Headshot of Steve DenBaars, Phillip Christopher, and Shuji Nakamura

Author: James Badham for UCSB's The Current


Catalysis, an indispensable process in chemical engineering, requires energy, often in the form of heat, to activate the requisite chemical reactions. Photons generated by a laser can also provide the energy for catalytic conversions and enable reactions that cannot be performed with heat. 

And while light-driven catalysis is not entirely new, there is potential for improvement in the process, according to Phillip Christopher, a professor in the Chemical Engineering Department at UC Santa Barbara who specializes in catalysis. A new one-year, $50,000 UCSB Institute for Energy Efficiency seed grant is intended to spark a process aimed at doing just that. 

Currently available mass-produced “off-the-shelf” lasers have not been designed with catalysis applications in mind, Christopher said, “because you can’t systematically pulse them on and off with as much control as you would like to have in terms of speed and wavelength.”

Now Christopher will collaborate with UCSB professors Shuji Nakamura, who won the 2014 Nobel Prize in Physics for inventing the blue LED on a gallium nitride (GaN) substrate, and laser expert Steven DenBaars, who with Nakamura co-directs the Solid State Lighting & Energy Electronics Center (SLEEC) at UCSB, to develop custom lasers intended to power more efficient photon-driven catalytic processes.

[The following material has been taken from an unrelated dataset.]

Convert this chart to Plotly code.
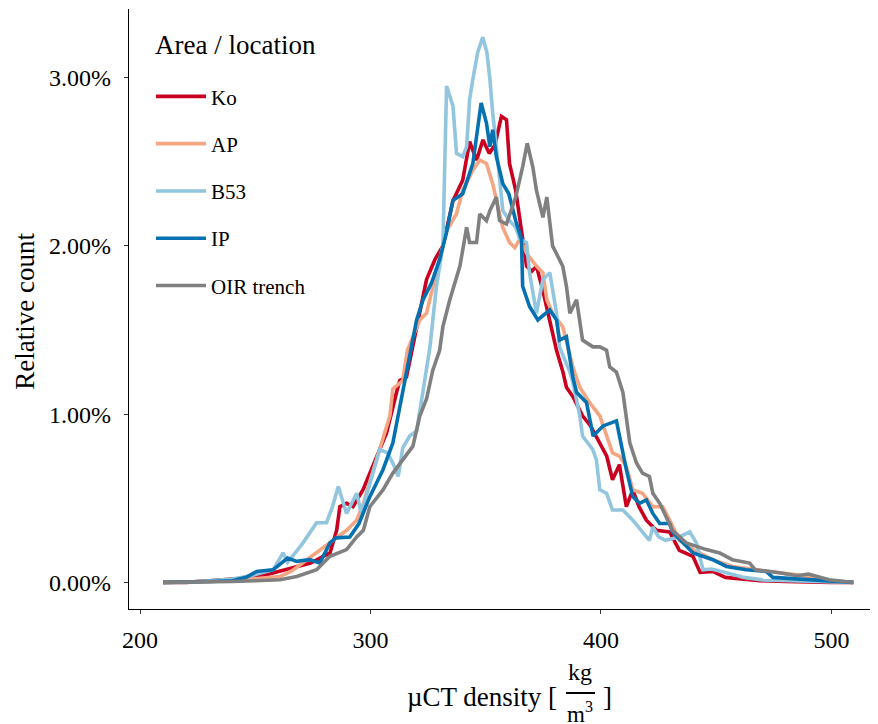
import plotly.graph_objects as go

# Relative count (in %) against µCT density
KO_X = [210, 220, 230, 240, 250, 256, 262, 268, 274, 279.5, 282.4, 285.3, 286.7, 289.6, 292.4,
        296.7, 301, 307, 311.3, 312.7, 315.6, 318.4, 321.4, 324.3, 328, 331.4, 335.8, 340, 343,
        346, 348.8, 351.5, 354, 356.8, 359, 360.3, 363, 364.8, 367.7, 370, 372, 374.5, 377.8,
        380.7, 383.5, 385, 388, 392, 395.5, 399.5, 402.5, 405, 408, 411, 413.8, 416.5, 419.7,
        424, 429.8, 434, 439.9, 443, 448.5, 454, 460, 469, 480, 490, 500, 509.5]
KO_Y = [0, 0, 0.01, 0.02, 0.03, 0.05, 0.07, 0.09, 0.115, 0.155, 0.175, 0.31, 0.45, 0.47, 0.45,
        0.55, 0.69, 0.89, 1.13, 1.2, 1.22, 1.4, 1.6, 1.8, 1.92, 2.0, 2.27, 2.39, 2.62,
        2.51, 2.63, 2.55, 2.6, 2.77, 2.75, 2.49, 2.33, 2.15, 1.88, 1.85, 1.88, 1.75, 1.56,
        1.38, 1.25, 1.16, 1.1, 0.99, 0.93, 0.83, 0.75, 0.61, 0.7, 0.45, 0.55, 0.45, 0.37,
        0.31, 0.30, 0.19, 0.155, 0.06, 0.065, 0.03, 0.02, 0.01, 0.005, 0, 0, 0]

AP_X = [210, 220, 230, 240, 250, 255, 260.7, 266, 271, 276.6, 282.4, 289.6, 294, 296.9, 302.6,
        308.4, 309.7, 314, 316, 321.4, 324.3, 328.6, 333, 337.3, 340, 344.4, 347.4, 350.3, 353,
        356, 357.4, 360.3, 362.6, 364.8, 368, 372, 374.8, 376.5, 379, 383.4, 387.8, 390.8, 395,
        399.5, 405, 408, 411, 413.8, 418, 422.5, 426.8, 429.8, 434, 440, 448.5, 457, 467,
        477.5, 485, 492, 500, 509.5]
AP_Y = [0, 0, 0.005, 0.01, 0.02, 0.025, 0.035, 0.07, 0.12, 0.175, 0.235, 0.31, 0.37, 0.47, 0.73,
        0.99, 1.15, 1.2, 1.38, 1.56, 1.6, 1.84, 2.09, 2.19, 2.33, 2.45, 2.51, 2.49, 2.37,
        2.19, 2.11, 2.02, 1.99, 2.04, 1.95, 1.88, 1.84, 1.68, 1.6, 1.52, 1.28, 1.16, 1.07,
        0.99, 0.77, 0.75, 0.69, 0.55, 0.53, 0.45, 0.45, 0.37, 0.25, 0.195, 0.135, 0.095, 0.075,
        0.057, 0.045, 0.03, 0.01, 0]

B53_X = [210, 220, 230, 240, 248, 254, 257.7, 262, 264, 267, 270.7, 276.6, 280.9, 283.5, 286,
         289.6, 292, 294, 296, 300, 304, 307.4, 310, 312, 314, 317, 320, 322.7, 325.8, 328.6,
         331.4, 333, 335.8, 337.3, 340, 341.7, 343, 344.4, 346.5, 348.7, 350.5, 351.8, 353,
         354.6, 356, 357.4, 360.3, 363, 364.8, 367.7, 369, 372, 374.8, 377.8, 380.7, 382,
         386.5, 387.8, 390.8, 392, 396.4, 398, 399.5, 402.4, 405, 409.5, 413.8, 418, 421,
         422.5, 425, 428, 434, 438.5, 441.4, 444.3, 448, 454.4, 462, 470, 480, 490, 500, 509.5]
B53_Y = [0, 0, 0.01, 0.02, 0.04, 0.06, 0.075, 0.176, 0.12, 0.17, 0.235, 0.355, 0.355, 0.45, 0.57,
         0.41, 0.47, 0.53, 0.41, 0.6, 0.79, 0.77, 0.7, 0.63, 0.8, 0.87, 0.9, 1.13, 1.4, 1.76,
         2.0, 2.95, 2.83, 2.55, 2.53, 2.59, 2.87, 2.99, 3.15, 3.24, 3.15, 2.99, 2.79,
         2.59, 2.39, 2.21, 2.15, 2.11, 2.04, 2.02, 1.84, 1.6, 1.8, 1.84, 1.6, 1.4,
         1.25, 1.19, 0.99, 0.87, 0.79, 0.73, 0.55, 0.53, 0.43, 0.43, 0.37, 0.30, 0.25,
         0.33, 0.27, 0.25, 0.27, 0.30, 0.235, 0.075, 0.08, 0.057, 0.03, 0.015, 0.01, 0.005, 0, 0]

IP_X = [210, 220, 230, 240, 246, 250.6, 257.7, 264, 268, 273.7, 278, 282.4, 285, 291, 295, 299.7,
        305.4, 309.7, 314, 317.8, 320, 322.8, 326.5, 330, 333, 335.7, 340, 344.4, 348, 350.3,
        351.8, 353, 354.6, 357.4, 360, 363, 365.5, 366, 369, 372.6, 377.8, 380.7, 382, 385,
        387.8, 389.4, 393.7, 396.6, 400.9, 406.7, 408, 411, 413.8, 416.8, 419.7, 422.5, 425.5,
        429.8, 431, 435.5, 440, 448.5, 454.4, 463, 471.7, 474.6, 485, 495, 509.5]
IP_Y = [0, 0, 0.005, 0.01, 0.03, 0.065, 0.075, 0.145, 0.125, 0.135, 0.115, 0.235, 0.265, 0.27,
        0.35, 0.51, 0.67, 0.83, 1.13, 1.38, 1.56, 1.68, 1.78, 1.92, 2.08, 2.27, 2.31, 2.49, 2.85,
        2.73, 2.59, 2.69, 2.53, 2.37, 2.31, 2.15, 2.04, 1.76, 1.64, 1.56, 1.62, 1.56, 1.44,
        1.46, 1.22, 1.13, 1.07, 0.87, 0.93, 0.96, 0.87, 0.67, 0.51, 0.47, 0.49, 0.41, 0.35,
        0.35, 0.30, 0.235, 0.175, 0.135, 0.095, 0.075, 0.065, 0.03, 0.02, 0.01, 0]

OIR_X = [210, 220, 230, 240, 250, 260.7, 268, 276.6, 282.4, 289.6, 294, 296.9, 299.7, 305.4,
         309.7, 314, 318.4, 321.4, 324.3, 327, 330, 331.4, 334.4, 338.8, 341.7, 343, 346, 347.4,
         350.3, 351.8, 354.6, 356, 359, 363, 364.8, 366, 368, 370.4, 372, 374.8, 376.5, 377.8,
         379, 383.4, 385, 386.5, 389.4, 392, 396.5, 399.5, 402.4, 403.8, 406.7, 409.5, 411,
         412.5, 415.4, 418, 421, 422.5, 425.5, 431, 437, 445.7, 451.5, 457, 464.5, 467, 477.5,
         485, 490, 499, 509.5]
OIR_Y = [0, 0, 0, 0.005, 0.01, 0.016, 0.035, 0.075, 0.155, 0.195, 0.27, 0.31, 0.45, 0.55,
         0.65, 0.73, 0.81, 0.99, 1.09, 1.26, 1.38, 1.52, 1.68, 1.88, 2.11, 2.02, 2.02, 2.19,
         2.15, 2.21, 2.29, 2.15, 2.13, 2.29, 2.39, 2.47, 2.61, 2.47, 2.33, 2.17, 2.29, 2.15,
         2.0, 1.88, 1.76, 1.6, 1.68, 1.44, 1.4, 1.4, 1.38, 1.28, 1.25, 1.13, 0.99,
         0.83, 0.71, 0.65, 0.63, 0.53, 0.47, 0.31, 0.235, 0.195, 0.175, 0.135, 0.115, 0.075, 0.057,
         0.04, 0.05, 0.016, 0]

NAMES = ['Ko', 'AP', 'B53', 'IP', 'OIR trench']
COLORS = ['#CA0020', '#F4A582', '#92C5DE', '#0571B0', '#808080']
SERIES = [(KO_X, KO_Y), (AP_X, AP_Y), (B53_X, B53_Y), (IP_X, IP_Y), (OIR_X, OIR_Y)]

X_TICKS = [200, 300, 400, 500]
Y_TICKS = [0, 1, 2, 3]
Y_TICK_LABELS = ['0.00%', '1.00%', '2.00%', '3.00%']

FONT = 'Liberation Serif, Times New Roman, DejaVu Serif, serif'

fig = go.Figure()

for name, color, (xs, ys) in zip(NAMES, COLORS, SERIES):
    fig.add_trace(go.Scatter(x=xs, y=ys, name=name, mode='lines', legendgroup=name,
                             line=dict(color=color, width=3.6)))

# the page body has an 8px margin, so the figure is 8px smaller than the window
fig.update_layout(
    width=870, height=716,
    margin=dict(l=121, r=0, t=1, b=115, autoexpand=False),
    paper_bgcolor='white', plot_bgcolor='white',
    font=dict(family=FONT, color='black', size=24),
    showlegend=True,
    legend=dict(x=0.0294, y=0.888, xanchor='left', yanchor='top',
                bgcolor='rgba(0,0,0,0)', tracegroupgap=17, itemwidth=50,
                font=dict(size=21, family=FONT)),
)

fig.update_xaxes(range=[195.2, 520.2], tickvals=X_TICKS, showgrid=False, zeroline=False,
                 showline=True, linecolor='black', linewidth=1.3, automargin=False,
                 ticks='outside', ticklen=4, tickwidth=1.3, tickcolor='#333333',
                 tickfont=dict(size=24, family=FONT), ticklabelstandoff=5)
fig.update_yaxes(range=[-0.158, 3.408], tickvals=Y_TICKS, ticktext=Y_TICK_LABELS,
                 showgrid=False, zeroline=False,
                 showline=True, linecolor='black', linewidth=1.3, automargin=False,
                 ticks='outside', ticklen=4, tickwidth=1.3, tickcolor='#333333',
                 tickfont=dict(size=24, family=FONT), ticklabelstandoff=8)

# legend title
fig.add_annotation(text='Area / location', xref='paper', yref='paper', x=0.032, y=0.94,
                   xanchor='left', yanchor='middle', showarrow=False,
                   font=dict(size=27, family=FONT))

# axis titles (x title drawn with a stacked fraction for the unit)
fig.add_annotation(text='Relative count', xref='paper', yref='paper', x=-0.139, y=0.497,
                   xanchor='center', yanchor='middle', textangle=-90, showarrow=False,
                   font=dict(size=27, family=FONT))
fig.add_annotation(text='µCT density [', xref='paper', yref='paper', x=0.5741, y=-0.1467,
                   xanchor='right', yanchor='middle', showarrow=False,
                   font=dict(size=27, family=FONT))
fig.add_annotation(text='kg', xref='paper', yref='paper', x=0.6021, y=-0.105,
                   xanchor='center', yanchor='middle', showarrow=False,
                   font=dict(size=24, family=FONT))
fig.add_annotation(text='m<sup>3</sup>', xref='paper', yref='paper', x=0.6021, y=-0.173,
                   xanchor='center', yanchor='middle', showarrow=False,
                   font=dict(size=23, family=FONT))
fig.add_annotation(text=']', xref='paper', yref='paper', x=0.6395, y=-0.1467,
                   xanchor='center', yanchor='middle', showarrow=False,
                   font=dict(size=27, family=FONT))
fig.add_shape(type='line', xref='paper', yref='paper', x0=0.5834, x1=0.6222, y0=-0.14, y1=-0.14,
              line=dict(color='black', width=2))

fig.write_html('out.html')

“We told Phil that we can help make the lasers in a way that will allow for greater control over how quickly they modulate on and off, how the output of the light is controlled directionally, and how we can tailor the emission wavelength to match the catalysis energy needed,” DenBaars said. “Rather than buying off-the-shelf lasers that have limited operational capabilities, we think we can take it to the next level and provide him with something that can be tailored specifically for this application.”

“Photo catalysis requires a high-power laser of a specific wavelength, and commercially available lasers have limited wavelength and output powers that are not enough for the application,” said Nakamura. “We will address that by building purpose-specific laser structures with quantum-well active layers on a special crystal orientation of a GaN ‘semi-polar’ substrate.”

“We will be developing novel laser diodes in the blue light to UV range having wavelengths optimized to drive specific catalytic reactions with greater energy efficiency than can be achieved using heat alone,” DenBaars added. 

One challenge in the realm of light-driven catalysis is that the process is hard to scale for industrial applications because light doesn’t penetrate very deeply into a catalyst bed. As a result, Christopher explained, “There are only small volumes [of the material] where a reaction can take place, so, we will be looking at a custom laser designed for high-efficiency operation of relatively small distributed applications. It does, however, allow us to increase by an as-yet unknown amount the efficiency with which electricity is converted to the energy source — in the form of photons — that drives the chemistry.” 

The three researchers plan to perform experiments comparing how efficiently off-the-shelf LED lasers drive catalytic chemistry with the efficiency of custom-made lasers. One possible application of this work is the burgeoning interest in making hydrogen on-site without releasing emissions. As Christopher explained, some people do that by cracking ammonia (NH3), releasing hydrogen and benign nitrogen gas. An immediate goal of the seed-funded research is to “tailor the LED laser operation to promote the energy efficiency of this reaction.”